Simon: We’ve seen that and it’s hard to work with every platform and get exactly the right…depending on the motivation of the platform so we’ve had to try and be careful of who one works with and how you structure who you work with.
Peter: Right, I just want to touch on leverage because you mentioned it a few times. How much leverage are you actually using today and how has that changed?
Simon: I don’t think leverage is necessarily…it’s not a sort of means to an end or it’s not necessarily a goal for anyone. At P2PGI, we chose to try and focus on the lower, what we thought was the lower risk part of peer to peer originations. Because we were facing institutions, we had less of an appetite for the higher volatility areas of lending where maybe gross lending is at high interest rates and losses are at higher numbers, the net could still have been good, but we just felt that as a first vehicle to be offered to institutions, we felt institutions would look for a lower risk opportunity so that’s how we set ourselves up.

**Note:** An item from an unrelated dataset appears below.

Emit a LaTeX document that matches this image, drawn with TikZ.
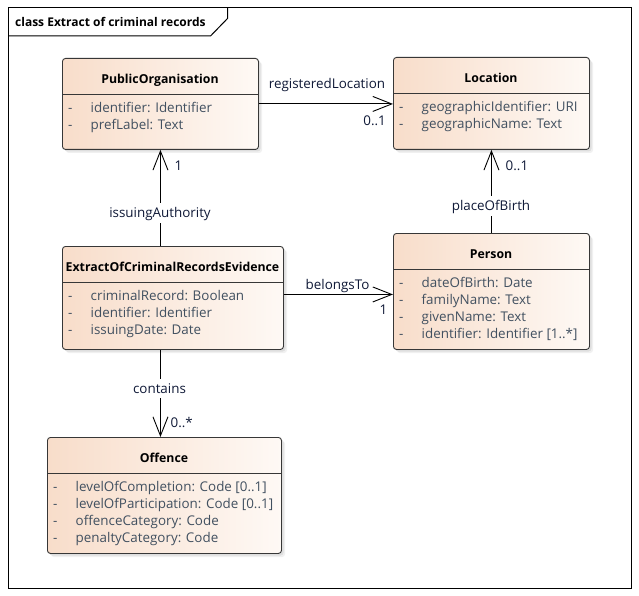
\documentclass[tikz,border=0pt]{standalone}
\usepackage{fontspec}
\setmainfont{Open Sans}
\usetikzlibrary{arrows.meta}
\definecolor{cpeach}{RGB}{248,221,202}
\definecolor{cwhite}{RGB}{254,249,245}
\definecolor{attrc}{RGB}{65,80,96}
\definecolor{labc}{RGB}{15,25,55}
\definecolor{boxline}{RGB}{55,55,55}
\newcommand\myfs{\fontsize{13.4}{15}\selectfont}
\newcommand\mybf{\fontsize{12.3}{14}\selectfont\bfseries}
\newcommand\umlcls[7]{%
  \fill[black!6, rounded corners=3pt, xshift=4pt, yshift=-4pt] (#2,#3) rectangle ++(#4,#5);
  \fill[black!13, rounded corners=3pt, xshift=2.5pt, yshift=-2.5pt] (#2,#3) rectangle ++(#4,#5);
  \node[classbox, minimum width=#4pt, minimum height=#5pt] (#1) at (#2,#3) {};
  \draw[boxln] (#2,#3+36) -- (#2+#4,#3+36);
  \node[ctitle] (#1-t) at (#2+#4/2,#3+21) {#6};
  \foreach \a [count=\i] in {#7} {
    \node[cdash] (#1-d\i) at (#2+6,#3+50+17*\i-17) {-};
    \node[cattr] (#1-a\i) at (#2+28.5,#3+50+17*\i-17) {\a};
  }%
}
\begin{document}
\begin{tikzpicture}[x=1pt,y=-1pt,
  classbox/.style={draw=boxline, line width=0.9pt, rounded corners=3pt, left color=cpeach, right color=cwhite, inner sep=0pt, anchor=north west},
  boxln/.style={draw=boxline, line width=0.9pt},
  txt/.style={inner sep=0pt, text height=9.6pt, text depth=0pt},
  btxt/.style={inner sep=0pt, text height=8.8pt, text depth=0pt},
  ctitle/.style={btxt, font=\mybf, text=black},
  cattr/.style={txt, font=\myfs, text=attrc, anchor=west},
  cdash/.style={txt, font=\myfs, text=attrc, anchor=west},
  alab/.style={txt, font=\myfs, text=labc},
  gaplab/.style={alab, fill=white, inner xsep=1pt, inner ysep=5pt},
  assoc/.style={draw=black, line width=0.9pt, -{Straight Barb[length=19pt,width=15pt]}},
  framel/.style={draw=black, line width=1pt},
]
\useasboundingbox (0,0) rectangle (639,596);
\fill[white] (0,0) rectangle (639,596);
% frame
\draw[framel] (8,8) rectangle (631,588);
\draw[framel] (8,36) -- (210.5,36) -- (227.5,18.5) -- (227.5,8);
\node[btxt, font=\fontsize{12}{14}\selectfont\bfseries, anchor=west] (ftitle) at (15,22) {class Extract of criminal records};
% classes
\umlcls{po}{62}{58}{196}{91}{PublicOrganisation}{identifier: Identifier,prefLabel: Text}
\umlcls{loc}{393}{57}{196}{92}{Location}{geographicIdentifier: URI,geographicName: Text}
\umlcls{ext}{62}{246}{221}{103}{ExtractOfCriminalRecordsEvidence}{criminalRecord: Boolean,identifier: Identifier,issuingDate: Date}
\umlcls{per}{393}{233}{196}{116}{Person}{dateOfBirth: Date,familyName: Text,givenName: Text,identifier: Identifier [1..*]}
\umlcls{off}{47}{437}{234}{116}{Offence}{levelOfCompletion: Code [0..1],levelOfParticipation: Code [0..1],offenceCategory: Code,penaltyCategory: Code}
% connectors
\draw[assoc] (po.east) -- (po.east -| loc.west);
\draw[assoc] (per.north) -- (loc.south);
\draw[assoc] (po.south |- ext.north) -- (po.south);
\draw[assoc] ([yshift=3.5pt]ext.east) -- ([yshift=3.5pt]ext.east -| per.west);
\draw[assoc] (po.south |- ext.south) -- (po.south |- off.north);
% labels
\node[alab] (l-reg) at (327,83.5) {registeredLocation};
\node[alab, anchor=east] (m-reg) at (386,120.5) {0..1};
\node[alab, anchor=west] (m-pob) at (505.5,166) {0..1};
\node[gaplab] (l-pob) at (491,206) {placeOfBirth};
\node[gaplab] (l-iss) at (160,213) {issuingAuthority};
\node[alab, anchor=west] (m-iss) at (174.5,166) {1};
\node[alab] (l-bel) at (337.5,284.5) {belongsTo};
\node[alab, anchor=west] (m-bel) at (379.5,309.5) {1};
\node[gaplab] (l-con) at (159.5,388.5) {contains};
\node[alab, anchor=west] (m-con) at (170.5,423) {0..*};
\end{tikzpicture}
\end{document}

We also saw that some attractive originations from some of the platforms wouldn’t necessarily meet our shareholders’ return target standalone. It didn’t make them bad, they couldn’t do that. If I give a real example, the fund tries to return 6 to 8 to shareholders, there could be extremely attractive risk-adjusted loans, we believe, at 5.5. It doesn’t mean you shouldn’t buy the loan or perhaps you could go and work with a bank and get leverage against that loan and bring that loan into the portfolio with a modicum of leverage.
So the trust is, I think, relative to a bank that might be 20, 30, 40 times levered. The trust has a cap at 1.5 times leverage and today is around half of that levered, but could it be unlevered completely? I think it entirely depends on the availability of attractive risk-adjusted loans. I think we found around the right level of leverage and now the key though is to try and drive down the cost of that leverage rather than necessarily worry about how much you have.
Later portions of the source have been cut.